Bank of America provides funding for Clark veterans
$15,000 grant provides direct services to veterans at Clark’s Veterans Resource Center
Bank of America Charitable Foundation recently provided Clark College Foundation with a generous $15,000 grant in support of Clark College’s student veterans.
The grant counts toward a fundraising effort to raise $2 million for Clark’s Veterans Resource Center. Promising Pathways: The Campaign for Clark College is a $35 million campaign aimed at transforming the lives of students, providing opportunities and sharing the legacies of Clark’s partners and donors. Major areas such as advanced manufacturing, scholarships and a new academic framework called Guided Pathways, designed to retain more students and lead them to graduation, are some of Clark’s other top priorities.
The Bank of America grant helps students like Alison, a Navy veteran whose service included time aboard the destroyer, the USS Cole. While on active duty, she was an electronics and telecommunications technician.
One of the reasons Alison enlisted in the Navy was for the education benefits. Today, she’s a reservist and mother of two small children. She transferred from Clark College, where she studied information technology, to Washington State University Vancouver in 2019 to pursue a bachelor’s degree in accounting and mathematics with the goal of working in business. Her husband, Scott, also a Navy veteran, currently attends Clark College. Their children attend the Oliva Early Learning Center.
Attending college is challenging for Alison. She is often older than many of her classmates. She is reminded that veterans bring alternative life experiences to campus, including combat, physical injuries and mental trauma. Many of their classmates simply can’t relate.
The VRC is an important part of Alison and Scott’s college experience. They both visit the VRC regularly to access the computer lab, print their assignments, use the study area, receive tutoring and use the textbook lending library. But more than that, the VRC is a safe space where they can relax and unwind. Even after transferring to another institution, Alison still spends time at Clark’s VRC when she’s not in class.
“The greatest benefit the VRC provides is a safe place to converse with fellow veterans. We veterans have a unique view of the world around us…In the VRC, I feel a part of the group,” said Alison.
Without the VRC, Alison says she would not have been able to take the more than 15 credits per term she took while attending Clark. Because of the assistance she received—and her own hard work—she maintained a spot on the honor roll and was a member of the Phi Theta Kappa honor society. As she worked on her Clark degree, she worked at the VRC for extra money.
The Bank of America funding provides for textbooks, school supplies, on-campus dental services, career assessments, emergency grant funds, certification exam fees, work-related tools, equipment and supplies through Clark’s Veteran’s Resource Center.
“From counseling to emergency housing support, job skills training and even dental services through Clark’s Dental Hygiene program, the Veterans Resource Center performs the work of angels every single day,” said Lisa Gibert, CEO of Clark College Foundation. “Financial support from the community guarantees our student veterans will never be forgotten.”
Veterans who are transitioning to civilian life persist in higher education and prosper in the workplace when they have access to a community at Clark.

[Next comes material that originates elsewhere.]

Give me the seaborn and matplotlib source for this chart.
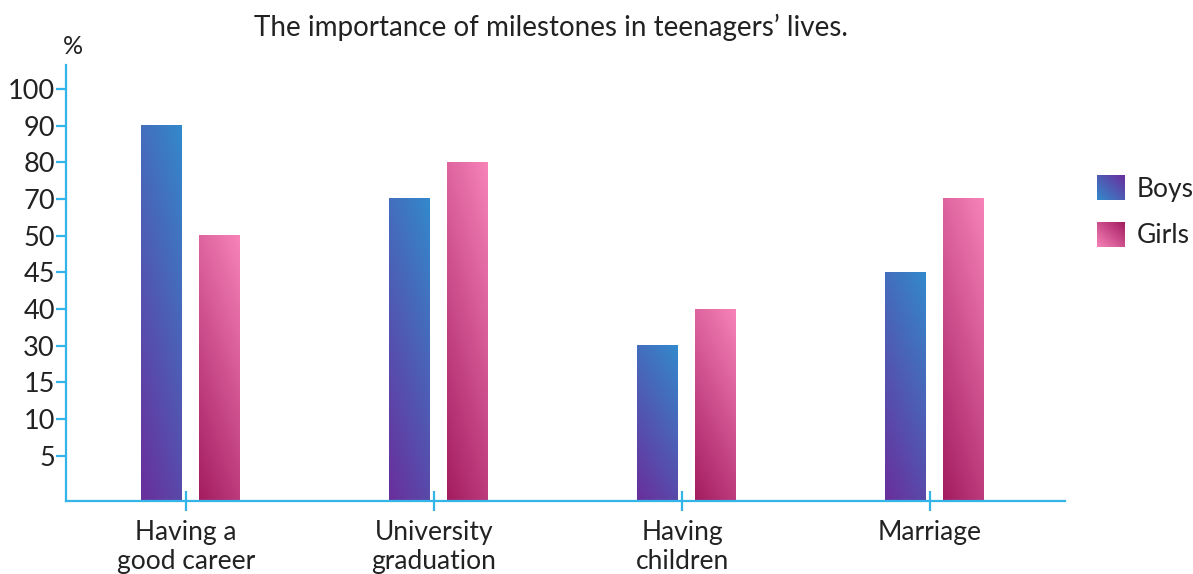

They are more likely to earn a certificate or degree and obtain a living-wage job. Even those with GI Bill education benefits are unable to cover all the costs associated with school, housing, food and transportation. Additionally, Clark’s emergency grant program, which offers one-time financial assistance for urgent needs, is a lifeline for veterans facing eviction or other crises that might derail their education.
Clark’s Veterans Resource Center helps hundreds of veterans obtain the education and workforce training they need to succeed in the workplace and transition to civilian life. Veterans historically experience homelessness, disabilities, mental health issues, suicides and addictions at rates far greater than the non-veteran public. In fact, 67 percent of Clark’s student veterans are low income and 83 percent are first-generation college students. Many Clark students acknowledge that they suffer from mental health challenges, experience food and housing insecurities, and struggle with pain, trauma and disabilities. Therefore, Clark’s VRC is a safe and supportive place that helps our veterans.
Through private support—such as the Bank of America Charitable Foundation grant—Clark can provide enhanced wraparound services to address financial, academic, personal and professional challenges that negatively affect students’ abilities to continue in their course of study. Qualified students receive assistance with books, certification fees, emergency grants, access to computers and printers, financial literacy training and similar services that help student veterans to continue their education after active duty.